Given task.
Output the first line of the listing and each line after it, up to and including the line that contains "plt.rcParams['font.family'] = ['Liberation", exactly as written, minus the pictures.
--- start of Dataset section ---
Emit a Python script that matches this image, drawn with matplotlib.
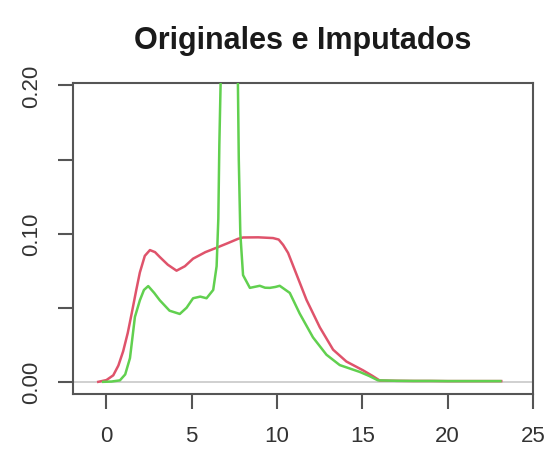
import matplotlib.pyplot as plt

plt.rcParams['font.family'] = ['Liberation Sans', 'DejaVu Sans']

# densidad de los originales (rojo)
x_orig = [-0.48, 0.0, 0.40, 0.7, 0.98, 1.25, 1.48, 1.75, 1.96, 2.25, 2.55, 2.85,
          3.13, 3.6, 4.11, 4.6, 5.08, 5.8, 6.46, 7.1, 7.72, 8.01, 8.9, 9.77,
          10.1, 10.36, 10.65, 10.94, 11.73, 12.51, 13.29, 14.07, 15.04, 15.6,
          16.02, 17.0, 18.0, 19.0, 20.0, 21.0, 22.0, 23.15]
y_orig = [0.0, 0.0012, 0.0044, 0.011, 0.0206, 0.033, 0.0461, 0.062, 0.0738, 0.085,
          0.0889, 0.0875, 0.0842, 0.079, 0.075, 0.078, 0.0831, 0.0875, 0.0905,
          0.0935, 0.0965, 0.0974, 0.0975, 0.097, 0.096, 0.0924, 0.087, 0.0785,
          0.0553, 0.0368, 0.0217, 0.0137, 0.0078, 0.004, 0.0009, 0.0007, 0.0006,
          0.0006, 0.0005, 0.0005, 0.0005, 0.0005]

# densidad de los imputados (verde)
x_imp = [-0.19, 0.3, 0.79, 1.1, 1.38, 1.67, 1.96, 2.2, 2.45, 2.8, 3.13, 3.7, 4.30,
         4.7, 5.08, 5.5, 5.87, 6.26, 6.46, 6.56, 6.62, 6.71, 7.1, 7.70, 7.76,
         7.85, 8.01, 8.41, 8.99, 9.3, 9.58, 9.9, 10.16, 10.75, 11.33, 12.11,
         12.90, 13.68, 14.85, 15.4, 15.92, 17.0, 18.0, 19.0, 20.0, 21.0, 22.0, 23.1]
y_imp = [0.0, 0.0002, 0.001, 0.005, 0.016, 0.0438, 0.055, 0.062, 0.0646, 0.060,
         0.055, 0.048, 0.0458, 0.050, 0.0564, 0.0575, 0.0564, 0.062, 0.078, 0.11,
         0.16, 0.21, 0.35, 0.21, 0.15, 0.10, 0.072, 0.0634, 0.0648, 0.0635, 0.0634,
         0.064, 0.0648, 0.060, 0.0461, 0.030, 0.0183, 0.0113, 0.0067, 0.004, 0.001,
         0.0007, 0.0006, 0.0006, 0.0005, 0.0005, 0.0005, 0.0005]

x_ticks = [0, 5, 10, 15, 20, 25]
y_ticks = [0.0, 0.05, 0.10, 0.15, 0.20]
y_labels = ['0.00', '', '0.10', '', '0.20']

fig = plt.figure(figsize=(5.51, 4.6), dpi=100)
ax = fig.add_axes([0.1325, 0.141, 0.8345, 0.676])

ax.axhline(0, color='#c8c8c8', lw=1.2, zorder=1)
ax.plot(x_orig, y_orig, color='#DF536B', lw=1.8, zorder=2)
ax.plot(x_imp, y_imp, color='#61D04F', lw=1.8, zorder=3)

ax.set_xlim(-1.96, 25)
ax.set_ylim(-0.0083, 0.2015)
ax.set_xticks(x_ticks)
ax.set_yticks(y_ticks)
ax.set_yticklabels(y_labels, rotation=90, va='center')

for s in ax.spines.values():
    s.set_color('#555555')
    s.set_linewidth(1.5)
ax.tick_params(direction='out', length=10.5, width=1.5, color='#555555',
               labelsize=16, labelcolor='#333333', pad=12)

fig.text(0.55, 0.91, 'Originales e Imputados', ha='center', va='center',
         fontsize=22, fontweight='bold', color='#1a1a1a')

fig.savefig('out.png', dpi=100)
--- end of Dataset section ---
Output for this task.
Emit a Python script that matches this image, drawn with matplotlib.
import matplotlib.pyplot as plt

plt.rcParams['font.family'] = ['Liberation Sans', 'DejaVu Sans']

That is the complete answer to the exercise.